Yesterday we looked at a beautiful picture by William Robinson Leigh (1866 –1955), a forgotten master at depicting the American West. Today we venture West once again with Leigh and his picture Afterglow Over the Zuni River.
During his trips West, Leigh would paint many small studies from nature. These pictures would later be used as reference materials for paintings executed in his New York studio. Leigh was able to incorporate the new technology of oil paint in tubes to work with relative ease outdoors and capture an initial impression and a sense of color. It is the opinion of Stephen Gjerston, author of Frontiers of Enchantment: The Outdoor Studies of William R. Leigh, that this practice of alla-prima color sketching accounts for much of the fine color of his studio work.
Leigh had a particular affinity for native Americans and their homes. During a sketching trip in the summer of 1906, he spent time in Zuni Indian and Pueblo country. In his journal Leigh wrote: I was eager to waste no time at all. I saw that I needed studies of everything, the vegetation, the rocks, the plains, mesas, sky, the Indians and their dwellings. Scores of studies. Dependable studies. I saw so far as possible I must be a sponge, soak up everything I saw … I started to paint, paint, paint.
Today we look at Afterglow Over the Zuni River. This is oil on canvas board, 13 x 17, currently residing at the Gilcrease Museum, Tulsa. By any yardstick, Afterglow is a remarkable picture.
Perhaps the most startling thing about the painting is that nothing is really the color that you expect it to be. This is perhaps the greatest pitfall that young artists make when attacking a landscape picture. The immediate assumption is that clouds are white, the sky is blue, grass is green and water transparent. However, any time spent in the outdoors open to the intoxication of color would give lie to those assumptions. Clouds are never just white, as grass is seldom only green or skies blue. In fact, in some of the more beautiful spaces of the American West, the natural landscape is a riot of color more than equal to anything a Post Modernist could dream up.

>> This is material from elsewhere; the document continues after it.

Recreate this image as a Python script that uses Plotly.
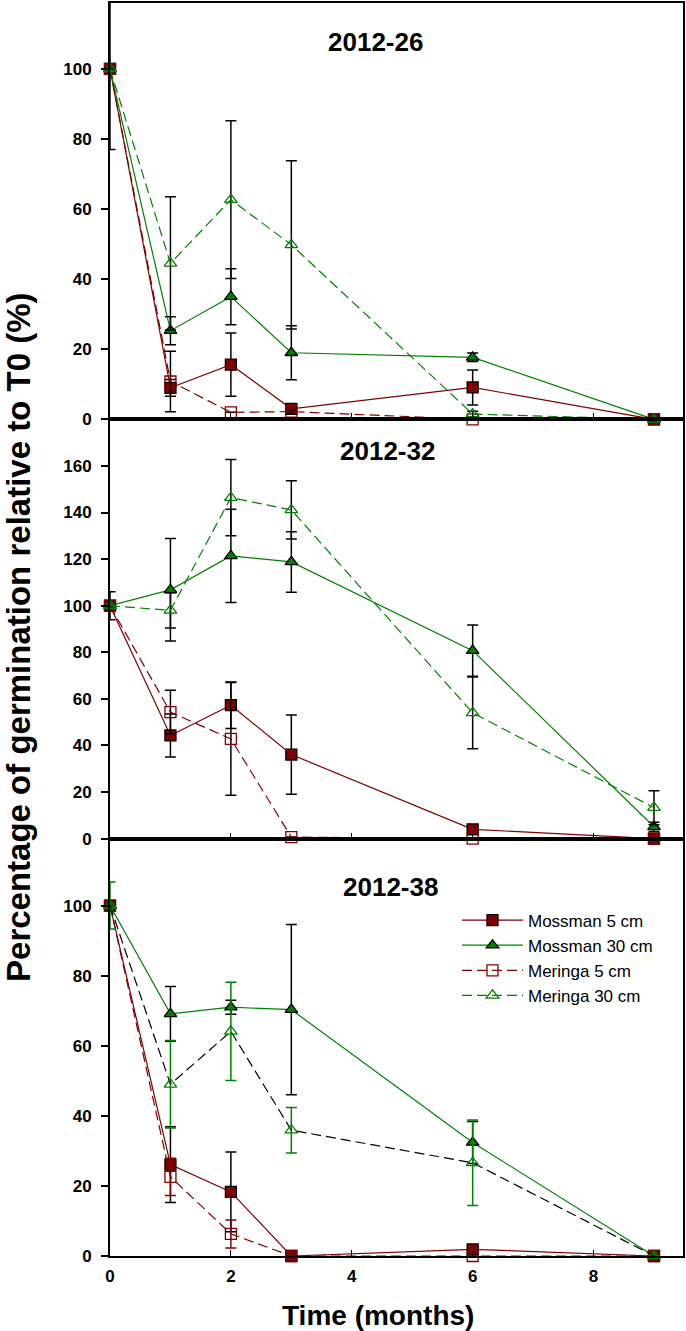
import plotly.graph_objects as go
from plotly.subplots import make_subplots

months = [0, 1, 2, 3, 6, 9]
panel_titles = ['2012-26', '2012-32', '2012-38']
series_names = ['Mossman 5 cm', 'Mossman 30 cm', 'Meringa 5 cm', 'Meringa 30 cm']

# 2012-26
p26_mossman5 = [100, 9.0, 15.6, 3.0, 9.1, 0]
p26_mossman5_err = [0, 2.4, 9.0, 1.0, 5.0, 0]
p26_mossman30 = [100, 25.3, 35.0, 19.0, 17.7, 0]
p26_mossman30_err = [0, 4.0, 8.0, 7.7, 1.2, 0]
p26_meringa5 = [100, 10.8, 2.0, 2.2, 0, 0]
p26_meringa5_err = [0, 8.6, 0, 0.5, 0, 0]
p26_meringa30 = [100, 44.5, 62.7, 49.8, 1.5, 0]
p26_meringa30_err = [23, 19.0, 22.5, 24.0, 0.8, 0]

# 2012-32
p32_mossman5 = [100, 44.3, 57.3, 36.1, 4.0, 0]
p32_mossman5_err = [0, 9.2, 10.0, 17.0, 1.5, 0.5]
p32_mossman30 = [100, 106.8, 121.4, 118.8, 80.7, 5.1]
p32_mossman30_err = [6, 22.0, 20.0, 13.0, 11.0, 2.0]
p32_meringa5 = [100, 54.3, 42.8, 0.7, 0, 0]
p32_meringa5_err = [0, 9.4, 24.2, 0, 0, 0]
p32_meringa30 = [100, 98.0, 146.4, 141.1, 54.0, 13.3]
p32_meringa30_err = [0, 7.6, 16.4, 12.5, 15.4, 7.3]

# 2012-38
p38_mossman5 = [100, 26.1, 18.3, 0, 1.9, 0]
p38_mossman5_err = [0, 10.8, 11.4, 0, 0.5, 0]
p38_mossman30 = [100, 69.1, 71.0, 70.3, 32.4, 0]
p38_mossman30_err = [0, 7.8, 2.0, 24.3, 6.0, 0]
p38_meringa5 = [100, 22.6, 6.3, 0, 0, 0]
p38_meringa5_err = [0, 5.3, 4.0, 0, 0, 0]
p38_meringa30 = [100, 49.0, 64.1, 35.9, 26.6, 0]
p38_meringa30_err = [6.7, 12.5, 14.0, 6.5, 12.2, 0]

RED = '#800000'
GREEN = '#008000'
FONT = 'Liberation Sans, Arial, sans-serif'

W, H = 686, 1331
L, R, T, B = 110, 3, 1, 75
plot_w = W - L - R
plot_h = H - T - B


def px_x(px):
    return (px - L) / plot_w


def px_y(py):
    return (H - B - py) / plot_h


panels = [
    [(p26_mossman5, p26_mossman5_err), (p26_mossman30, p26_mossman30_err),
     (p26_meringa5, p26_meringa5_err), (p26_meringa30, p26_meringa30_err)],
    [(p32_mossman5, p32_mossman5_err), (p32_mossman30, p32_mossman30_err),
     (p32_meringa5, p32_meringa5_err), (p32_meringa30, p32_meringa30_err)],
    [(p38_mossman5, p38_mossman5_err), (p38_mossman30, p38_mossman30_err),
     (p38_meringa5, p38_meringa5_err), (p38_meringa30, p38_meringa30_err)],
]

styles = [
    dict(color=RED, dash='solid', symbol='square', fill=RED, edge='black'),
    dict(color=GREEN, dash='solid', symbol='triangle-up', fill=GREEN, edge='black'),
    dict(color=RED, dash='10px,5px', symbol='square-open', fill=RED, edge=RED),
    dict(color=GREEN, dash='10px,5px', symbol='triangle-up-open', fill=GREEN, edge=GREEN),
]

fig = make_subplots(rows=3, cols=1, shared_xaxes=True, vertical_spacing=0)

for p, panel in enumerate(panels):
    for s, (vals, errs) in enumerate(panel):
        st = styles[s]
        line_color = st['color']
        err_color = 'black'
        # the 2012-38 panel has a black line and green bars for Meringa 30 cm
        if p == 2 and s == 3:
            line_color = 'black'
            err_color = GREEN
        if p == 2 and s == 2:
            err_color = RED
        fig.add_trace(
            go.Scatter(x=months, y=vals,
                       mode='lines+markers',
                       name=series_names[s],
                       legendgroup=series_names[s],
                       showlegend=(p == 0),
                       line=dict(color=line_color, width=1.2, dash=st['dash']),
                       marker=dict(symbol=st['symbol'], size=11, color=st['fill'],
                                   line=dict(color=st['edge'], width=1.3)),
                       error_y=dict(type='data', array=errs, visible=True,
                                    color=err_color, thickness=1.5, width=5.5),
                       cliponaxis=False),
            row=p + 1, col=1)

domains = [[px_y(418), 1], [px_y(838), px_y(418)], [0, px_y(838)]]
yranges = [[0, 118.8], [0, 180], [0, 119.1]]
ytickvals = [[0, 20, 40, 60, 80, 100], [0, 20, 40, 60, 80, 100, 120, 140, 160],
             [0, 20, 40, 60, 80, 100]]

for i in range(3):
    n = '' if i == 0 else str(i + 1)
    fig.layout['yaxis' + n].update(
        domain=domains[i], range=yranges[i], tickvals=ytickvals[i],
        showline=True, linecolor='black', linewidth=2, mirror=True,
        ticks='outside', ticklen=7, tickwidth=1.5, tickcolor='black',
        showgrid=False, zeroline=False, ticklabelstandoff=6,
        tickfont=dict(family=FONT, size=17, weight='bold', color='black'))
    fig.layout['xaxis' + n].update(
        range=[0, 9.48], tickvals=[0, 2, 4, 6, 8],
        showline=True, linecolor='black', linewidth=2, mirror=True,
        ticks='inside', ticklen=6, tickwidth=1.2, tickcolor='black',
        showgrid=False, zeroline=False, showticklabels=(i == 2),
        ticklabelstandoff=4,
        tickfont=dict(family=FONT, size=17, weight='bold', color='black'))

title_pos = [(375, 40), (387, 450), (390, 886)]
for t, (tx, ty) in zip(panel_titles, title_pos):
    fig.add_annotation(text=t, x=px_x(tx), y=px_y(ty), xref='paper', yref='paper',
                       showarrow=False, xanchor='center', yanchor='middle',
                       font=dict(family=FONT, size=26, weight='bold', color='black'))

fig.add_annotation(text='Time (months)', x=px_x(378), y=px_y(1316),
                   xref='paper', yref='paper', showarrow=False,
                   xanchor='center', yanchor='middle',
                   font=dict(family=FONT, size=28, weight='bold', color='black'))
fig.add_annotation(text='Percentage of germination relative to T0 (%)',
                   x=px_x(19), y=px_y(636), xref='paper', yref='paper',
                   showarrow=False, textangle=-90,
                   xanchor='center', yanchor='middle',
                   font=dict(family=FONT, size=33, weight='bold', color='black'))

fig.update_layout(
    width=W, height=H,
    margin=dict(l=L, r=R, t=T, b=B),
    plot_bgcolor='white', paper_bgcolor='white',
    legend=dict(x=px_x(457), y=px_y(902), xanchor='left', yanchor='top',
                font=dict(family=FONT, size=17, color='black'),
                bgcolor='rgba(0,0,0,0)', itemwidth=61, tracegroupgap=0),
)

# page body has an 8px default margin; drop it so the figure fills the window
fig.write_html("out.html",
               config={'displayModeBar': False},
               post_script="document.body.style.margin='0px';"
                           "document.body.style.overflow='hidden';")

Here at the Zuni River, dusk has rendered the landscape purple. Though the sky still holds some orange color from the setting (or already set) sun, the moon is out, a glowing scimitar in the sky. The clouds, the river and the sandy river bed are stained purple as well, though the water really flows with a myriad of colors as it reflects the varying shades of dusk.
The Zuni village in the background is still – most native peoples were asleep with the sun. However, the simple structures seem to be part of nature, as natural to the landscape as the river weeds Leigh uses to frame the image.

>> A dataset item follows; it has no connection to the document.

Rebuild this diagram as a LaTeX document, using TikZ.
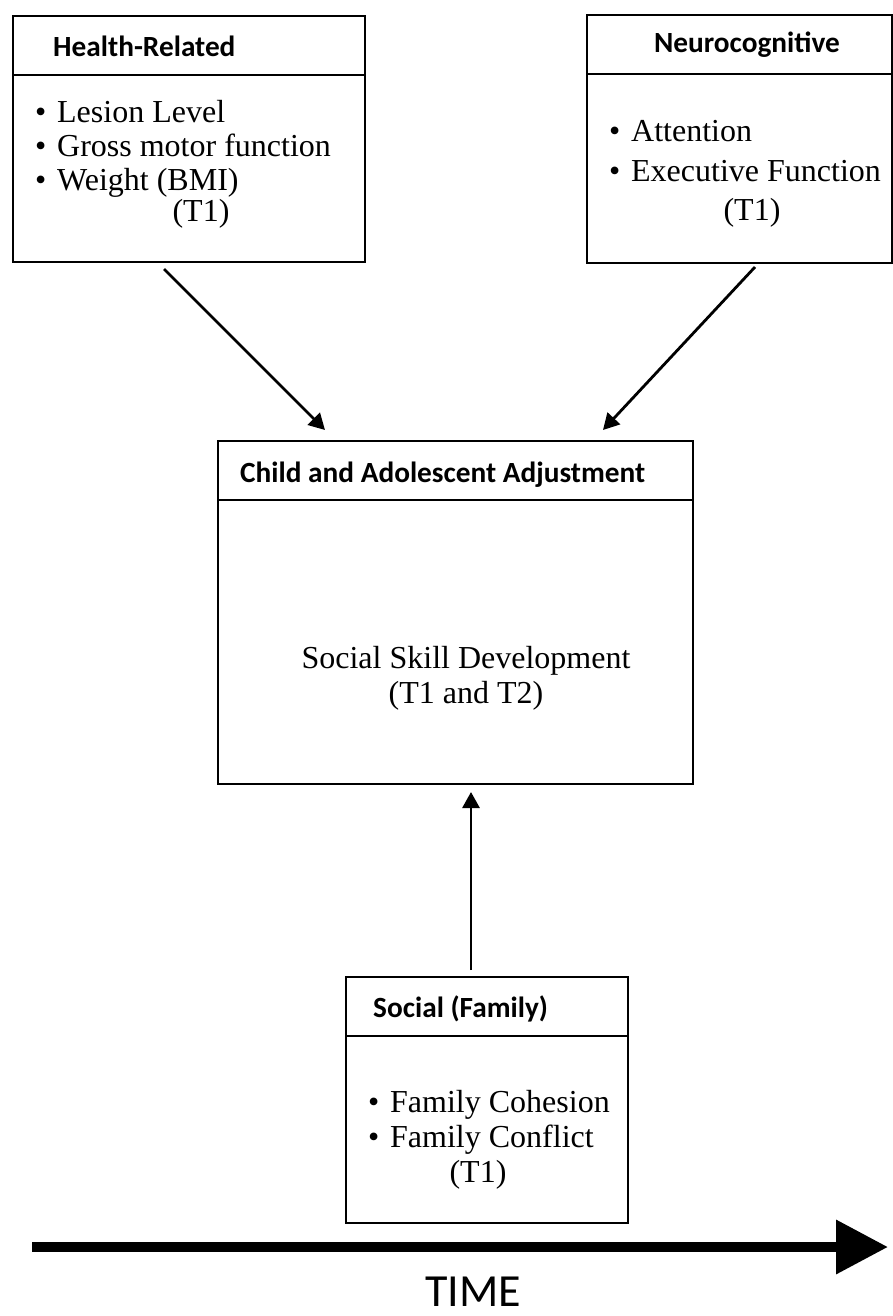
\documentclass[tikz,border=0pt]{standalone}
\usepackage{fontspec}
\setmainfont{Liberation Serif}
\newfontfamily\calibri{Carlito}
\usetikzlibrary{arrows.meta}

\tikzset{x=1pt, y=-1pt}
\tikzset{
 frame/.style={draw, line width=2.2pt, anchor=north west, inner sep=0pt},
 rule/.style={line width=2.2pt},
 headtxt/.style={font=\calibri\bfseries\fontsize{29.3}{31}\selectfont, anchor=base west, inner sep=0pt},
 item/.style={font=\fontsize{32}{33}\selectfont, anchor=base west, inner sep=0pt},
 link/.style={line width=2.8pt, -{Triangle[length=16pt,width=17pt]}},
}
\newcommand{\bul}{\makebox[22pt][l]{\textbullet}}

\begin{document}
\begin{tikzpicture}
 \useasboundingbox (0,0) rectangle (893,1316);
 % the four boxes
 \node[frame, minimum width=352pt, minimum height=246pt] (health) at (12,15) {};
 \node[frame, minimum width=305pt, minimum height=248pt] (neuro) at (586,14) {};
 \node[frame, minimum width=475pt, minimum height=343pt] (adjust) at (217,440) {};
 \node[frame, minimum width=282pt, minimum height=246pt] (social) at (345,976) {};
 \foreach \b in {health,neuro,adjust,social}
 \draw[rule] ([yshift=-60pt]\b.north west) -- ([yshift=-60pt]\b.north east);

 % health-related
 \node[headtxt] (hhead) at (53,57) {Health-Related};
 \foreach \y/\t [count=\i] in {123/Lesion Level,157/Gross motor function,190/Weight (BMI)}
 \node[item] (hitem\i) at (35,\y) {\bul\t};
 \node[item, anchor=base] (htime) at (201,222) {(T1)};

 % neurocognitive
 \node[headtxt, anchor=base] (nhead) at (747,53) {Neurocognitive};
 \foreach \y/\t [count=\i] in {142/Attention,182/Executive Function}
 \node[item] (nitem\i) at (609,\y) {\bul\t};
 \node[item, anchor=base] (ntime) at (752,220) {(T1)};

 % outcome
 \node[headtxt] (ahead) at (240,482) {Child and Adolescent Adjustment};
 \node[item, anchor=base] (aitem) at (466,668) {Social Skill Development};
 \node[item, anchor=base] (atime) at (466,703) {(T1 and T2)};

 % social
 \node[headtxt] (shead) at (373,1017) {Social (Family)};
 \foreach \y/\t [count=\i] in {1112/Family Cohesion,1147/Family Conflict}
 \node[item] (sitem\i) at (368,\y) {\bul\t};
 \node[item, anchor=base] (stime) at (478,1182) {(T1)};

 % arrows into the outcome box
 \coordinate (hs) at (164,269);
 \coordinate (ht) at (325,430);
 \coordinate (ns) at (755,267);
 \coordinate (nt) at (603,430);
 \coordinate (ss) at (471,970);
 \coordinate (st) at (471,792);
 \draw[link] (hs) -- (ht);
 \draw[link] (ns) -- (nt);
 \draw[link] (ss) -- (st);

 % time axis
 \coordinate (t0) at (32,1247);
 \coordinate (t1) at (888,1247);
 \draw[line width=10pt, -{Triangle[length=52pt,width=52pt]}] (t0) -- (t1);
 \node[font=\calibri\fontsize{46}{48}\selectfont, anchor=base west, inner sep=0pt, text depth=0pt] (time) at (425,1306) {TIME};
\end{tikzpicture}
\end{document}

Afterglow is also a wonderfully evocative picture. I believe – aside from the splendid and inspired color – the reason it is so effective is because of his use of the moon and the star in the upper left hand corner. These celestial bodies provide a timeless sense to the picture – as if the Zuni River were part of an unending cosmos of creation and natural beauty.
What I find most fascinating about this picture is that, again, Leigh depicts the natural world in a fairly Impressionist manner; however, the moon and star have a sense of crystallization absent in Impressionism. They are so clear and so cleanly delineated that they could almost come from an illustrated book of celestial bodies. It is this mix of realism and a looser artistic style that I think is Leigh’s great accomplishment.
In the Zuni mythology, Awonawilona was the creator of the world, becoming the sun and making the Mother Earth and Father Sky, from whom all living creatures came. The quiet power of that ancient deity can be felt in the picture, a sense of transcendence just beyond our power to see.